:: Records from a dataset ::
------------------------------------------------------------

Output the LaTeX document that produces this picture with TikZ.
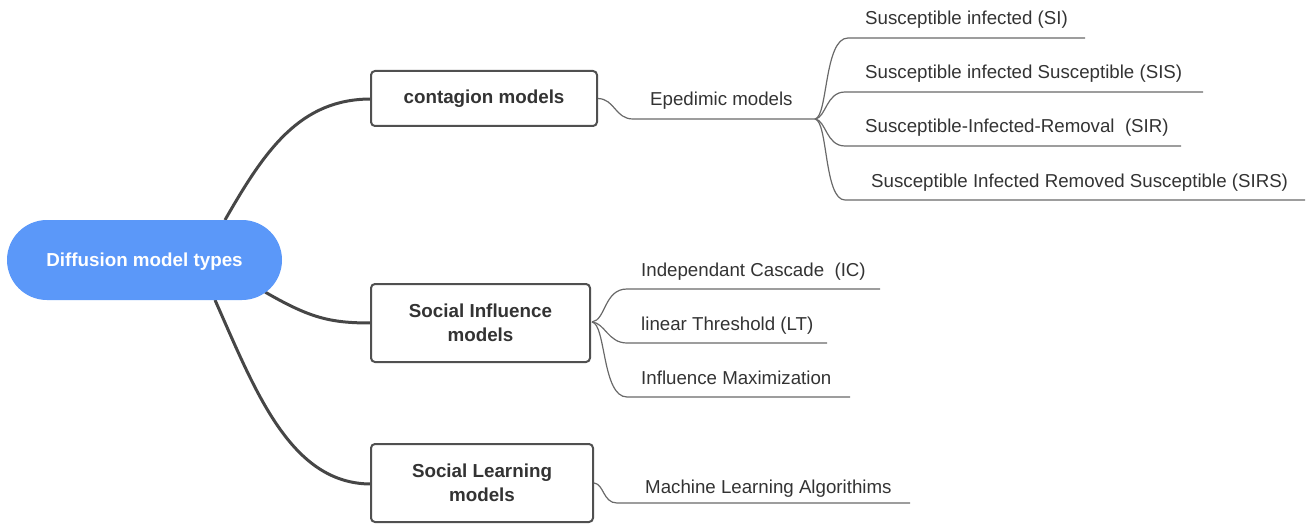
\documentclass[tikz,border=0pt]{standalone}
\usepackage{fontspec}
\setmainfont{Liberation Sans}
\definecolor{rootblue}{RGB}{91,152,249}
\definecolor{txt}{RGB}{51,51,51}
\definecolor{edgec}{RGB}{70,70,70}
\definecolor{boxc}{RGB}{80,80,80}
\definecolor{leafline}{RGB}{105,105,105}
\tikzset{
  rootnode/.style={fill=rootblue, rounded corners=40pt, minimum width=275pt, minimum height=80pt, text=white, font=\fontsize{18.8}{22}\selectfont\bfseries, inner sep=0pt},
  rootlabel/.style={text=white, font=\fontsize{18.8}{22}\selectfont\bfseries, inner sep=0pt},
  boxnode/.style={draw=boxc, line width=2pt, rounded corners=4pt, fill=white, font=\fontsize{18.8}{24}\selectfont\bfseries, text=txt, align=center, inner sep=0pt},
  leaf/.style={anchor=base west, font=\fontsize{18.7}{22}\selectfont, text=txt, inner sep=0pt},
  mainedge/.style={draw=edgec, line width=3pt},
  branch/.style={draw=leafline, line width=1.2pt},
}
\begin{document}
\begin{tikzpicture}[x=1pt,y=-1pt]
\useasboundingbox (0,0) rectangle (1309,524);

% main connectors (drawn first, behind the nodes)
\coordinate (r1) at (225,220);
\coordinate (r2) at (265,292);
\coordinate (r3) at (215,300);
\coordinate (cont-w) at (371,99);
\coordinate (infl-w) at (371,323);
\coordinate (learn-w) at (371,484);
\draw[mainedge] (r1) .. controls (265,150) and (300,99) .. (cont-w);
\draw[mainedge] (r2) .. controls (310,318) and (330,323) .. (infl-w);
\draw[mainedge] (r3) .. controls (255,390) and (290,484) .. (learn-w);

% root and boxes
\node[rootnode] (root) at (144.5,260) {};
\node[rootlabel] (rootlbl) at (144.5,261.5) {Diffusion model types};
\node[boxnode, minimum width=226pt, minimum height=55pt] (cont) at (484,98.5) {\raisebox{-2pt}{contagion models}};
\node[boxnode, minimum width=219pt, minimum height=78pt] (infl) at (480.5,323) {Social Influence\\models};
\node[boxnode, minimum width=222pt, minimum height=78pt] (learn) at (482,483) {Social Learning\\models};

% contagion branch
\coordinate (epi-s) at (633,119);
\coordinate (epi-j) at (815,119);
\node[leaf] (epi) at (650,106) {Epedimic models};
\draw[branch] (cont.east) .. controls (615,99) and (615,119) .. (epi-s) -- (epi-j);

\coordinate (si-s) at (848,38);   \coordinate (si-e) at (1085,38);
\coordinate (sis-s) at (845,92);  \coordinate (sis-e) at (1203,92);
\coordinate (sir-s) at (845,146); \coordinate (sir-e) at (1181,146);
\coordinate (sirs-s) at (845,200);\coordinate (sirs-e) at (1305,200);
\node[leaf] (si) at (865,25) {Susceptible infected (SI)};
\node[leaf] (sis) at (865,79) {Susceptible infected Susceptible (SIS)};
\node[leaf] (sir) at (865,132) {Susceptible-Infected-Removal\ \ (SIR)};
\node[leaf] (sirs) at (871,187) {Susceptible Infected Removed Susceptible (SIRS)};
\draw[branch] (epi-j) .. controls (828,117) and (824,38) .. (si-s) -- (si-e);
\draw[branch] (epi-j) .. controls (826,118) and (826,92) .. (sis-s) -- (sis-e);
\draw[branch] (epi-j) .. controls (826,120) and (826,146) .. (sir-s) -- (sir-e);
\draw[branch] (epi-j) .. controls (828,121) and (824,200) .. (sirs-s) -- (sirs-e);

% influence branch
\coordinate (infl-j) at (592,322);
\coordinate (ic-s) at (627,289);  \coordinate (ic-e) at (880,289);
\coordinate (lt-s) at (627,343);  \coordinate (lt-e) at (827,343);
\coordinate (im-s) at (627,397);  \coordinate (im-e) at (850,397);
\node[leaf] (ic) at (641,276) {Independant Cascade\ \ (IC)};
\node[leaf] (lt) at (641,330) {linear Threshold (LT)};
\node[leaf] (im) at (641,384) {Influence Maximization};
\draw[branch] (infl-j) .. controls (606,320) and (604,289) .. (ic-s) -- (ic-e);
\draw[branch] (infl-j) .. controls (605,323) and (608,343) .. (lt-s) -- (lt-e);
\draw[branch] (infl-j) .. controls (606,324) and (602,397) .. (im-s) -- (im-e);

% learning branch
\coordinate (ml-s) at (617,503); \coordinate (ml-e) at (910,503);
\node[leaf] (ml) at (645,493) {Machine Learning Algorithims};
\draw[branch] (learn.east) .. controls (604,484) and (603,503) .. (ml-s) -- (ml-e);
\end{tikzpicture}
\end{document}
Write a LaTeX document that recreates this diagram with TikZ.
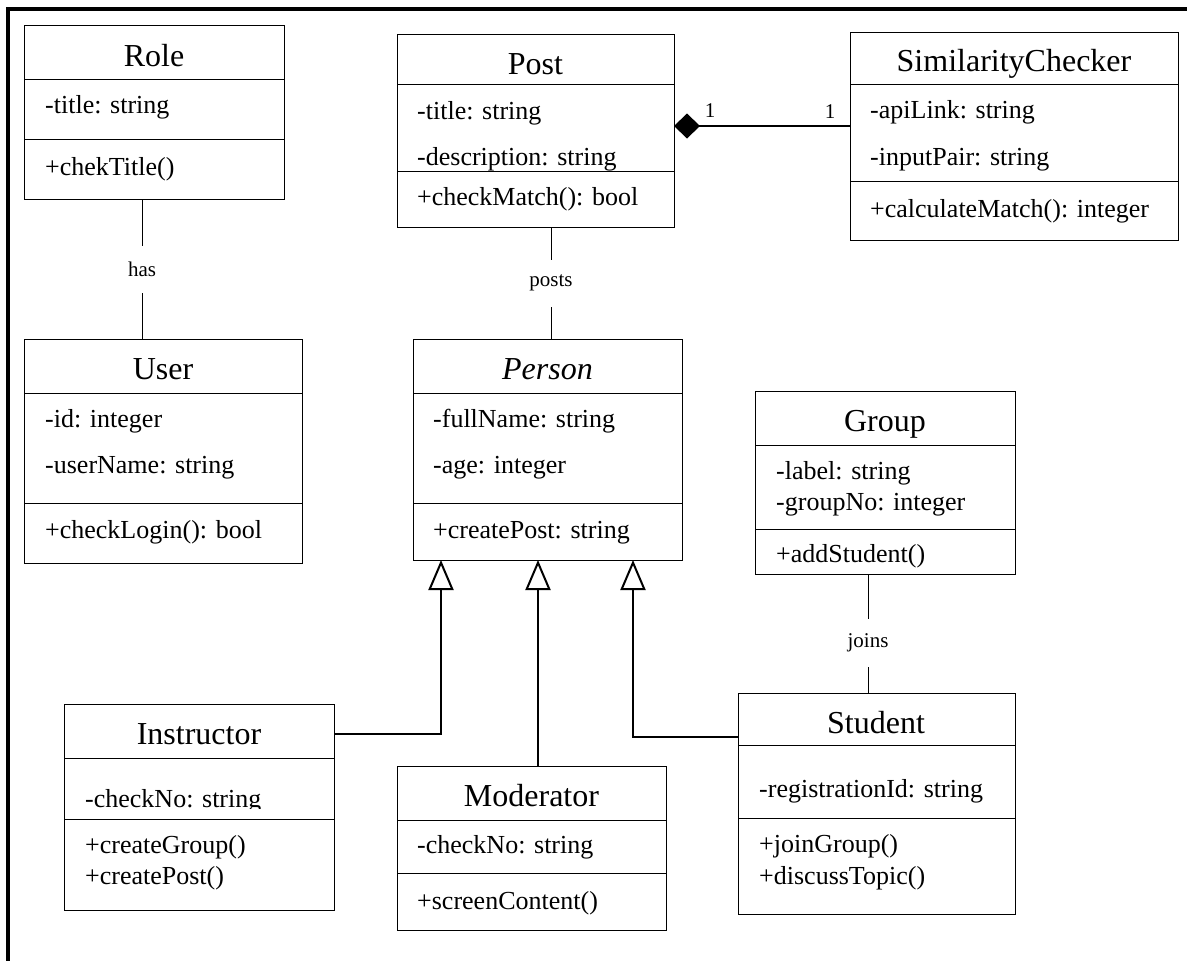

------------------------------------------------------------

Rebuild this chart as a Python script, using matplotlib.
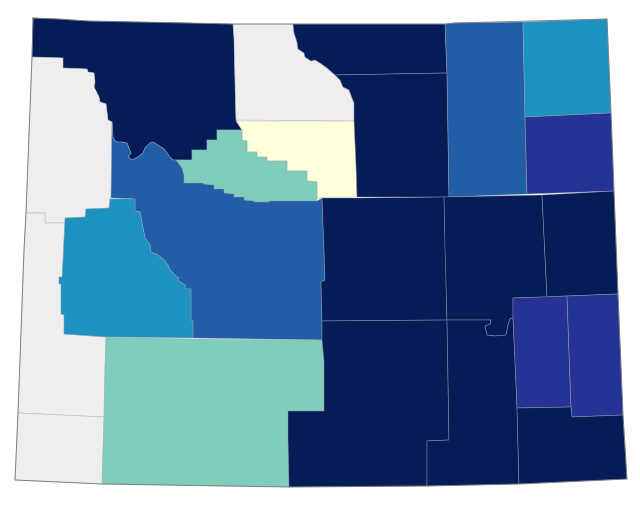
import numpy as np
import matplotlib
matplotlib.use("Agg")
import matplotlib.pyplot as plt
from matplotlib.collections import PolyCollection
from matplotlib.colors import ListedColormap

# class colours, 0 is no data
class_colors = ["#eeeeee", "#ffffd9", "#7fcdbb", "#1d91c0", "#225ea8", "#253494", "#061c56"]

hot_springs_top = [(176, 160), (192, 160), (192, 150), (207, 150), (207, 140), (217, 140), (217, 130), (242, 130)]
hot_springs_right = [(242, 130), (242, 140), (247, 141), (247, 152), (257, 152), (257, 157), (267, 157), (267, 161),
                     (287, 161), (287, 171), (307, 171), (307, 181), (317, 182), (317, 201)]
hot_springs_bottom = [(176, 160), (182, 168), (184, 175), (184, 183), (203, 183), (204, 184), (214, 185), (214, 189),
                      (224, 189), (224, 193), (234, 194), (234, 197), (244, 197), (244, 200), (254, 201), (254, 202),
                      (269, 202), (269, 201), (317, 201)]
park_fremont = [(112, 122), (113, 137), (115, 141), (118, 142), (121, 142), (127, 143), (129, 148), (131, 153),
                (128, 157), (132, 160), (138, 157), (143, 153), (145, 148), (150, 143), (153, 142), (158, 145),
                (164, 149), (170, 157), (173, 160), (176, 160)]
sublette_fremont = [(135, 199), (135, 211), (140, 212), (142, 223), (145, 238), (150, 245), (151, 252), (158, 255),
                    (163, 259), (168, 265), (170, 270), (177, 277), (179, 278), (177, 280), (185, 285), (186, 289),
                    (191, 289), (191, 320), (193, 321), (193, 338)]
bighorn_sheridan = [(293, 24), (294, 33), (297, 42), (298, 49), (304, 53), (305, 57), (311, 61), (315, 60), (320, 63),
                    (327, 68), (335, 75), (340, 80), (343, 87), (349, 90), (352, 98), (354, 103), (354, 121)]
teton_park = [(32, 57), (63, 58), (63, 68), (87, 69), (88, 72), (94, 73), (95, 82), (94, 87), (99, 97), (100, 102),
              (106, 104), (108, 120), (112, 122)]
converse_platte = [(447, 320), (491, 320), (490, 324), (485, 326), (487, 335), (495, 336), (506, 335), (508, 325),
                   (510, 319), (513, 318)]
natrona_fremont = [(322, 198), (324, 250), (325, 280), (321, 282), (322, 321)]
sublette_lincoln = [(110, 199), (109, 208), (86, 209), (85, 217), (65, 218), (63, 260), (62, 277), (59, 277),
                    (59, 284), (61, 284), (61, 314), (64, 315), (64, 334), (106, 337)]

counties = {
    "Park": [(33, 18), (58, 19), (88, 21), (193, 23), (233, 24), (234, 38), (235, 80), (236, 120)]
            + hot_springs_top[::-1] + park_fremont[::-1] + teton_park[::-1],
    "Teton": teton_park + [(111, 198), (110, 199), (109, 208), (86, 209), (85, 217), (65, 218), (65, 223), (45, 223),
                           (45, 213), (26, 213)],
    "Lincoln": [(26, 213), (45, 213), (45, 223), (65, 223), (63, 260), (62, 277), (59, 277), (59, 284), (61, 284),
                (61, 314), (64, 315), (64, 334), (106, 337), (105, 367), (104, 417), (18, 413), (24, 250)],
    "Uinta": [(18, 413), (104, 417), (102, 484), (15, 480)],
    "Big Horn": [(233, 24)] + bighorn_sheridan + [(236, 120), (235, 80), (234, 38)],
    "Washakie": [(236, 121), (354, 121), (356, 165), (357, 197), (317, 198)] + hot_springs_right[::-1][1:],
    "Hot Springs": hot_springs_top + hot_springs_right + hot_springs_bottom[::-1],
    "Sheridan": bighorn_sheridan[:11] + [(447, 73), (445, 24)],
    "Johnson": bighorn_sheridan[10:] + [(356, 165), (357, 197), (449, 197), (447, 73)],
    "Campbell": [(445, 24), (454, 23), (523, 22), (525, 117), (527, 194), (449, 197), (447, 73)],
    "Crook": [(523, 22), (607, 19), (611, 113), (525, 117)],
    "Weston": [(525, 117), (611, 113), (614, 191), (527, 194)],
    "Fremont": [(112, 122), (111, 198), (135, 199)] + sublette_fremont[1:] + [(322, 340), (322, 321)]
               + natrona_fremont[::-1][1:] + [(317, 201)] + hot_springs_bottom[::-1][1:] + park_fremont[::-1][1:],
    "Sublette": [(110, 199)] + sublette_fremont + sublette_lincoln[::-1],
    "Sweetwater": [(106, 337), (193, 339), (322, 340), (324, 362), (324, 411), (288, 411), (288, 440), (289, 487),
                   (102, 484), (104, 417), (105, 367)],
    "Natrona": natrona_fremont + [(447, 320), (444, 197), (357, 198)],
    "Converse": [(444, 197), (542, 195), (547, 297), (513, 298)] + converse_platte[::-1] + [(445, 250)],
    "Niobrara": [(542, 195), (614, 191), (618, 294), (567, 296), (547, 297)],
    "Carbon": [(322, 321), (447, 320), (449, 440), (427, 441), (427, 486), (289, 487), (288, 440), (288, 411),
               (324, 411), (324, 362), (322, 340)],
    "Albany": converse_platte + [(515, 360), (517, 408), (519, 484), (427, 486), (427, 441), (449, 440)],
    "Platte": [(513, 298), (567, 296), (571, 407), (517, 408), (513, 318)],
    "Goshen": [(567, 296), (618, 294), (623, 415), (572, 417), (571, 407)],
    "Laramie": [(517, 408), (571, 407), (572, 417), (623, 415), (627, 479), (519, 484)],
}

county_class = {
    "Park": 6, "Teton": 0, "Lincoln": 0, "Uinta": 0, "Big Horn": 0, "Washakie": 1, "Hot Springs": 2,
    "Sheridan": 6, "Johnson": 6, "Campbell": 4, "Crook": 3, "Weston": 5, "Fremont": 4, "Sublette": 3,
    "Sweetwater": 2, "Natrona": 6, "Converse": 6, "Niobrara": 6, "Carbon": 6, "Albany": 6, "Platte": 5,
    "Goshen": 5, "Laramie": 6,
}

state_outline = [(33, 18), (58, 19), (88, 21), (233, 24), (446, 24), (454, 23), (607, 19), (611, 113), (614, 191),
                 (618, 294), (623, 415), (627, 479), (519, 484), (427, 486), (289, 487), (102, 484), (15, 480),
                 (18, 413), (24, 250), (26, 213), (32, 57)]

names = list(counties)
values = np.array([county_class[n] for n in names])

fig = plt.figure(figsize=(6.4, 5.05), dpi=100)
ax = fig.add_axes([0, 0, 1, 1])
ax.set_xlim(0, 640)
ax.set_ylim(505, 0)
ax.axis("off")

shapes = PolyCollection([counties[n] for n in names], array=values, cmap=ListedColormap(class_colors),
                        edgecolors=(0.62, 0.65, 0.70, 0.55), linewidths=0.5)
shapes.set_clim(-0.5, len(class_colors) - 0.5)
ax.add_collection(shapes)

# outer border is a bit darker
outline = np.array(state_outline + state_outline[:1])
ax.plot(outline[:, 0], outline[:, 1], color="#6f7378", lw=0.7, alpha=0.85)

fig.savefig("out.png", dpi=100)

------------------------------------------------------------

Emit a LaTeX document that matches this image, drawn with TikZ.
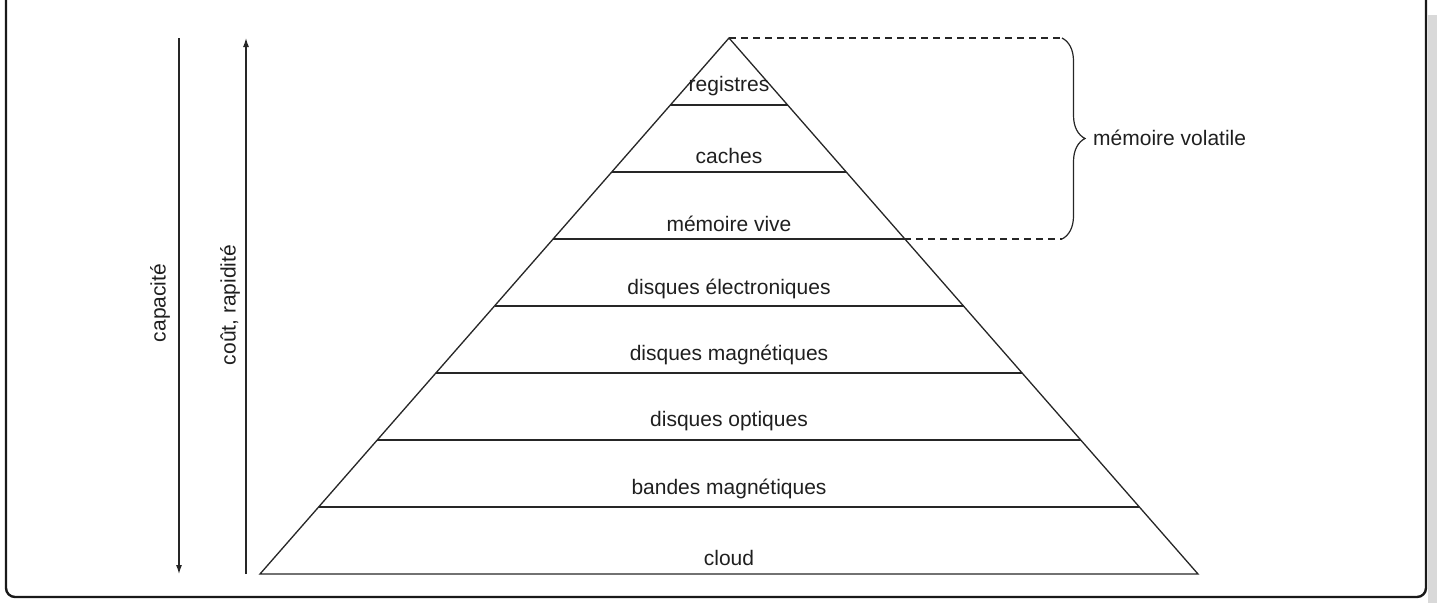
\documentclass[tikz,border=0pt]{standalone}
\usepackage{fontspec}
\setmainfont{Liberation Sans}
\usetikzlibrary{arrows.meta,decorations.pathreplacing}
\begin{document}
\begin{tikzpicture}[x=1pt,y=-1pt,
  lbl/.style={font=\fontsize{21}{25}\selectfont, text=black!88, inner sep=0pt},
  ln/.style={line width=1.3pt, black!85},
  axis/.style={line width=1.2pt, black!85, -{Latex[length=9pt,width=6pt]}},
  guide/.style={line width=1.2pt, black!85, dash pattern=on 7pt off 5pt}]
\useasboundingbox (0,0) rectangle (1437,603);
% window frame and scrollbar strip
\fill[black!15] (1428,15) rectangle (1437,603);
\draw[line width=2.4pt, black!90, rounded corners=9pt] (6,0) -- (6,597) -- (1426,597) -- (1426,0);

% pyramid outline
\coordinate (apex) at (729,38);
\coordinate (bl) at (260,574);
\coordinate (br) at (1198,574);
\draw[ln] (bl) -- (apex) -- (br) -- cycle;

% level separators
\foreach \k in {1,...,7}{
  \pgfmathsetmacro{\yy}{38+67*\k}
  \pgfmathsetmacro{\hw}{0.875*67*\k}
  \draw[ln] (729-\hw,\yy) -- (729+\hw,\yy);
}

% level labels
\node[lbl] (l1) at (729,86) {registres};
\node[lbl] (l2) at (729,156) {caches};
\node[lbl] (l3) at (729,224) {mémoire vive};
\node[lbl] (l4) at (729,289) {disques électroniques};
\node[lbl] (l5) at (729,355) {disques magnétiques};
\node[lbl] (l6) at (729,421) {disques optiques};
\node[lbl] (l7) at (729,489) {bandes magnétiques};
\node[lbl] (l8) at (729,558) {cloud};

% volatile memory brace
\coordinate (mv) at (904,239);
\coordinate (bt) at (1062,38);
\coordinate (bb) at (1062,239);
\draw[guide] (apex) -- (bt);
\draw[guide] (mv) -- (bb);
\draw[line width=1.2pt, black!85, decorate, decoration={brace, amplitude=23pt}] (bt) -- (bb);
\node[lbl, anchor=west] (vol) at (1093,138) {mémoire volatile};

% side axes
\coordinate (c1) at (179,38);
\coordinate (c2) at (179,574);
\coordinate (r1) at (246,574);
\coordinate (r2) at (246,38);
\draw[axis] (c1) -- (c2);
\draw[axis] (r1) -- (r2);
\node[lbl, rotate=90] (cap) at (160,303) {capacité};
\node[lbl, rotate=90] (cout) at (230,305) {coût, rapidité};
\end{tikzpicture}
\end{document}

------------------------------------------------------------

:: Requirements ::
Nothing but the lines from the one containing "Emit a LaTeX" through the one containing "(1426,597) -- (1426,0);" should be written out, exactly and with both ends. Pictures are left out.

:: Response to the exercise ::
Emit a LaTeX document that matches this image, drawn with TikZ.
\documentclass[tikz,border=0pt]{standalone}
\usepackage{fontspec}
\setmainfont{Liberation Sans}
\usetikzlibrary{arrows.meta,decorations.pathreplacing}
\begin{document}
\begin{tikzpicture}[x=1pt,y=-1pt,
  lbl/.style={font=\fontsize{21}{25}\selectfont, text=black!88, inner sep=0pt},
  ln/.style={line width=1.3pt, black!85},
  axis/.style={line width=1.2pt, black!85, -{Latex[length=9pt,width=6pt]}},
  guide/.style={line width=1.2pt, black!85, dash pattern=on 7pt off 5pt}]
\useasboundingbox (0,0) rectangle (1437,603);
% window frame and scrollbar strip
\fill[black!15] (1428,15) rectangle (1437,603);
\draw[line width=2.4pt, black!90, rounded corners=9pt] (6,0) -- (6,597) -- (1426,597) -- (1426,0);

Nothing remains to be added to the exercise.